**Material provided**
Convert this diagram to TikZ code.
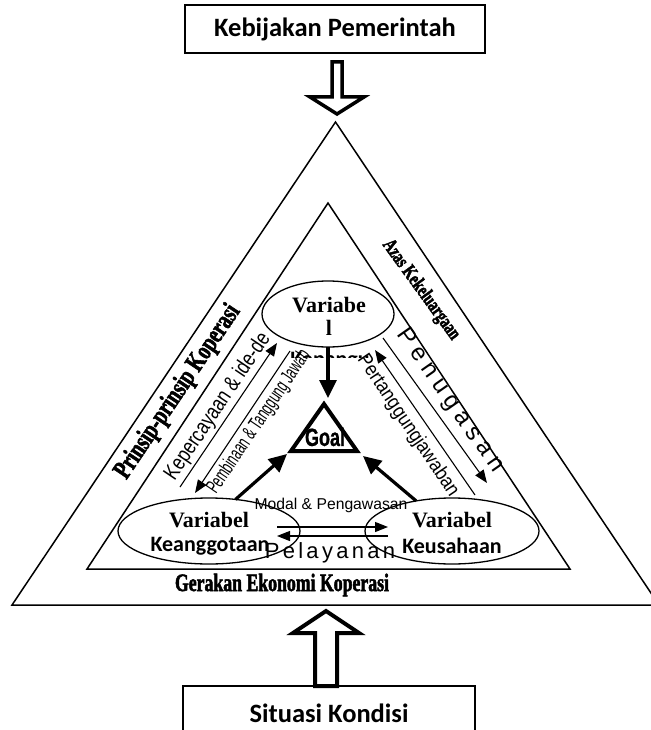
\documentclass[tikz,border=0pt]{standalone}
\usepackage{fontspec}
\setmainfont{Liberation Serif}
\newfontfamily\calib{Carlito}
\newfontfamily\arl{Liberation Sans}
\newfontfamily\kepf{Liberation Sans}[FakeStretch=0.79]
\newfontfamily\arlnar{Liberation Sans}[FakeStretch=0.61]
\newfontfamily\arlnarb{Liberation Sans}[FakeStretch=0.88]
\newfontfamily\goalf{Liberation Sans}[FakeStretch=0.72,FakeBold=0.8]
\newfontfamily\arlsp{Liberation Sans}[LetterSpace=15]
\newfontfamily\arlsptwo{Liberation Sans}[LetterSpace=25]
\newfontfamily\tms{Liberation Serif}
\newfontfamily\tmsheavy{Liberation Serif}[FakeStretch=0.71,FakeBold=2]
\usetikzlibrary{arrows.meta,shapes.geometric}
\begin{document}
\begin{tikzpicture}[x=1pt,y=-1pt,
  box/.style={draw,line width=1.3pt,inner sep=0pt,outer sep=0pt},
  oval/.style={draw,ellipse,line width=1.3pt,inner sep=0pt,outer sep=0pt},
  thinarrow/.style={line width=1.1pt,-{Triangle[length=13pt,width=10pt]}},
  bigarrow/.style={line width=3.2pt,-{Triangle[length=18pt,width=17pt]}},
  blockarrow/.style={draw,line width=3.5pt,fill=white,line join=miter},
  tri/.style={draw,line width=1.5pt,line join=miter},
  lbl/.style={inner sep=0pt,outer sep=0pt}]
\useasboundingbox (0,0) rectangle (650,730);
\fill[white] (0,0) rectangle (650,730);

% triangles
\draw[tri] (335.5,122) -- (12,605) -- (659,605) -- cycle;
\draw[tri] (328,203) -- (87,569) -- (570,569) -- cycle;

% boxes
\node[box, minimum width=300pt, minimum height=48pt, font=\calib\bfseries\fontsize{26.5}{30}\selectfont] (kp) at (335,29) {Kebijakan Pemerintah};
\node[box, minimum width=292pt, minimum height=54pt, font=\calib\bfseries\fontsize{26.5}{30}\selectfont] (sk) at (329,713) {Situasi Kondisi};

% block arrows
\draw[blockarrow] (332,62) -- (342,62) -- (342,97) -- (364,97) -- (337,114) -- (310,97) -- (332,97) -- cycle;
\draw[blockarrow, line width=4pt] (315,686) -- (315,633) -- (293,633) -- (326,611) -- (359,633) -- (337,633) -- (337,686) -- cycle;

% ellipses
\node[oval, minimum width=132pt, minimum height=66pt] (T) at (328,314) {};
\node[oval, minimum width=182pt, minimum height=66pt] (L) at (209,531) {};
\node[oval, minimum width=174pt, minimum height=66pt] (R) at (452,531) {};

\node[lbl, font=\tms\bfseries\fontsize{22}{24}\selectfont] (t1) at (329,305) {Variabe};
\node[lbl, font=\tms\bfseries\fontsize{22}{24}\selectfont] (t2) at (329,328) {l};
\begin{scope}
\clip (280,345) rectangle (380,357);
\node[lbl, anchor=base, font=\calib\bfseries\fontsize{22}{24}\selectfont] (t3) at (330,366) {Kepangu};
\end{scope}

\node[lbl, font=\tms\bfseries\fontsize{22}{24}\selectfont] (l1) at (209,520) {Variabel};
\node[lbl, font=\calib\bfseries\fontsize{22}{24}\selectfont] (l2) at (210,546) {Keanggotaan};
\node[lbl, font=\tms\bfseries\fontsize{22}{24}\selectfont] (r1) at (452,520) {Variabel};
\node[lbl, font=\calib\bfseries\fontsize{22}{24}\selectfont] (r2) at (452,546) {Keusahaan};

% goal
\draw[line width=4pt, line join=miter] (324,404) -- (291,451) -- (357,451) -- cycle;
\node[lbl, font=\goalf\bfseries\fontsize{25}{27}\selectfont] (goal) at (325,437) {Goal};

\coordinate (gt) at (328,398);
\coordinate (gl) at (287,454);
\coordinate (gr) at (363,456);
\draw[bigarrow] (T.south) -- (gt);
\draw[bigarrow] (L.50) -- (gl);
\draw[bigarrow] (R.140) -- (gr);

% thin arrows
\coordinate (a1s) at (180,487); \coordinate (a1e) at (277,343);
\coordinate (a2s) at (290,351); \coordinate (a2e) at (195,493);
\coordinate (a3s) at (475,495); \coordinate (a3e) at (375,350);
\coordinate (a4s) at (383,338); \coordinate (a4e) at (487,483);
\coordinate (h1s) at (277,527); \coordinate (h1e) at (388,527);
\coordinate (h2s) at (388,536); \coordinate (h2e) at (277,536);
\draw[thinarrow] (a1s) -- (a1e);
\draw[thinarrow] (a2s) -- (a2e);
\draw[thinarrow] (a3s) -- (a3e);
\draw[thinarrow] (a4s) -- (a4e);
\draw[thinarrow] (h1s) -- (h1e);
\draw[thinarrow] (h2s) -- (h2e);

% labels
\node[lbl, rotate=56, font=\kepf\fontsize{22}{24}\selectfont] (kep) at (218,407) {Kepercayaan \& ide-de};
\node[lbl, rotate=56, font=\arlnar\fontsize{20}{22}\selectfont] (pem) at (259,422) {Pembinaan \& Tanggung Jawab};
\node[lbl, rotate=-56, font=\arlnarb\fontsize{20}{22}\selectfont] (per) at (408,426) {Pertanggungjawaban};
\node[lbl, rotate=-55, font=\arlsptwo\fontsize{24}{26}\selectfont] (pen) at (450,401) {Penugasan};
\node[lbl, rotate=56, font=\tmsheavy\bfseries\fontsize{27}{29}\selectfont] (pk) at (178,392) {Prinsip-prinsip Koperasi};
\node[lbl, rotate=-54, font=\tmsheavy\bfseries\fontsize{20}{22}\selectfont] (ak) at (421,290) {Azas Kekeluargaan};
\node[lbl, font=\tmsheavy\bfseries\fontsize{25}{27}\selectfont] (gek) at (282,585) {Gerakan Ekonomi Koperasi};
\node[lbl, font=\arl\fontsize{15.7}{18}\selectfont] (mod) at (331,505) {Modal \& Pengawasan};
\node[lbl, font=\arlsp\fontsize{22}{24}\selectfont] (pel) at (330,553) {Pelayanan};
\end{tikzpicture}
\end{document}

**Aim**
Restate the full listing verbatim and drop every picture.

**Response to the task**
Convert this diagram to TikZ code.
\documentclass[tikz,border=0pt]{standalone}
\usepackage{fontspec}
\setmainfont{Liberation Serif}
\newfontfamily\calib{Carlito}
\newfontfamily\arl{Liberation Sans}
\newfontfamily\kepf{Liberation Sans}[FakeStretch=0.79]
\newfontfamily\arlnar{Liberation Sans}[FakeStretch=0.61]
\newfontfamily\arlnarb{Liberation Sans}[FakeStretch=0.88]
\newfontfamily\goalf{Liberation Sans}[FakeStretch=0.72,FakeBold=0.8]
\newfontfamily\arlsp{Liberation Sans}[LetterSpace=15]
\newfontfamily\arlsptwo{Liberation Sans}[LetterSpace=25]
\newfontfamily\tms{Liberation Serif}
\newfontfamily\tmsheavy{Liberation Serif}[FakeStretch=0.71,FakeBold=2]
\usetikzlibrary{arrows.meta,shapes.geometric}
\begin{document}
\begin{tikzpicture}[x=1pt,y=-1pt,
  box/.style={draw,line width=1.3pt,inner sep=0pt,outer sep=0pt},
  oval/.style={draw,ellipse,line width=1.3pt,inner sep=0pt,outer sep=0pt},
  thinarrow/.style={line width=1.1pt,-{Triangle[length=13pt,width=10pt]}},
  bigarrow/.style={line width=3.2pt,-{Triangle[length=18pt,width=17pt]}},
  blockarrow/.style={draw,line width=3.5pt,fill=white,line join=miter},
  tri/.style={draw,line width=1.5pt,line join=miter},
  lbl/.style={inner sep=0pt,outer sep=0pt}]
\useasboundingbox (0,0) rectangle (650,730);
\fill[white] (0,0) rectangle (650,730);

% triangles
\draw[tri] (335.5,122) -- (12,605) -- (659,605) -- cycle;
\draw[tri] (328,203) -- (87,569) -- (570,569) -- cycle;

% boxes
\node[box, minimum width=300pt, minimum height=48pt, font=\calib\bfseries\fontsize{26.5}{30}\selectfont] (kp) at (335,29) {Kebijakan Pemerintah};
\node[box, minimum width=292pt, minimum height=54pt, font=\calib\bfseries\fontsize{26.5}{30}\selectfont] (sk) at (329,713) {Situasi Kondisi};

% block arrows
\draw[blockarrow] (332,62) -- (342,62) -- (342,97) -- (364,97) -- (337,114) -- (310,97) -- (332,97) -- cycle;
\draw[blockarrow, line width=4pt] (315,686) -- (315,633) -- (293,633) -- (326,611) -- (359,633) -- (337,633) -- (337,686) -- cycle;

% ellipses
\node[oval, minimum width=132pt, minimum height=66pt] (T) at (328,314) {};
\node[oval, minimum width=182pt, minimum height=66pt] (L) at (209,531) {};
\node[oval, minimum width=174pt, minimum height=66pt] (R) at (452,531) {};

\node[lbl, font=\tms\bfseries\fontsize{22}{24}\selectfont] (t1) at (329,305) {Variabe};
\node[lbl, font=\tms\bfseries\fontsize{22}{24}\selectfont] (t2) at (329,328) {l};
\begin{scope}
\clip (280,345) rectangle (380,357);
\node[lbl, anchor=base, font=\calib\bfseries\fontsize{22}{24}\selectfont] (t3) at (330,366) {Kepangu};
\end{scope}

\node[lbl, font=\tms\bfseries\fontsize{22}{24}\selectfont] (l1) at (209,520) {Variabel};
\node[lbl, font=\calib\bfseries\fontsize{22}{24}\selectfont] (l2) at (210,546) {Keanggotaan};
\node[lbl, font=\tms\bfseries\fontsize{22}{24}\selectfont] (r1) at (452,520) {Variabel};
\node[lbl, font=\calib\bfseries\fontsize{22}{24}\selectfont] (r2) at (452,546) {Keusahaan};

% goal
\draw[line width=4pt, line join=miter] (324,404) -- (291,451) -- (357,451) -- cycle;
\node[lbl, font=\goalf\bfseries\fontsize{25}{27}\selectfont] (goal) at (325,437) {Goal};

\coordinate (gt) at (328,398);
\coordinate (gl) at (287,454);
\coordinate (gr) at (363,456);
\draw[bigarrow] (T.south) -- (gt);
\draw[bigarrow] (L.50) -- (gl);
\draw[bigarrow] (R.140) -- (gr);

% thin arrows
\coordinate (a1s) at (180,487); \coordinate (a1e) at (277,343);
\coordinate (a2s) at (290,351); \coordinate (a2e) at (195,493);
\coordinate (a3s) at (475,495); \coordinate (a3e) at (375,350);
\coordinate (a4s) at (383,338); \coordinate (a4e) at (487,483);
\coordinate (h1s) at (277,527); \coordinate (h1e) at (388,527);
\coordinate (h2s) at (388,536); \coordinate (h2e) at (277,536);
\draw[thinarrow] (a1s) -- (a1e);
\draw[thinarrow] (a2s) -- (a2e);
\draw[thinarrow] (a3s) -- (a3e);
\draw[thinarrow] (a4s) -- (a4e);
\draw[thinarrow] (h1s) -- (h1e);
\draw[thinarrow] (h2s) -- (h2e);

% labels
\node[lbl, rotate=56, font=\kepf\fontsize{22}{24}\selectfont] (kep) at (218,407) {Kepercayaan \& ide-de};
\node[lbl, rotate=56, font=\arlnar\fontsize{20}{22}\selectfont] (pem) at (259,422) {Pembinaan \& Tanggung Jawab};
\node[lbl, rotate=-56, font=\arlnarb\fontsize{20}{22}\selectfont] (per) at (408,426) {Pertanggungjawaban};
\node[lbl, rotate=-55, font=\arlsptwo\fontsize{24}{26}\selectfont] (pen) at (450,401) {Penugasan};
\node[lbl, rotate=56, font=\tmsheavy\bfseries\fontsize{27}{29}\selectfont] (pk) at (178,392) {Prinsip-prinsip Koperasi};
\node[lbl, rotate=-54, font=\tmsheavy\bfseries\fontsize{20}{22}\selectfont] (ak) at (421,290) {Azas Kekeluargaan};
\node[lbl, font=\tmsheavy\bfseries\fontsize{25}{27}\selectfont] (gek) at (282,585) {Gerakan Ekonomi Koperasi};
\node[lbl, font=\arl\fontsize{15.7}{18}\selectfont] (mod) at (331,505) {Modal \& Pengawasan};
\node[lbl, font=\arlsp\fontsize{22}{24}\selectfont] (pel) at (330,553) {Pelayanan};
\end{tikzpicture}
\end{document}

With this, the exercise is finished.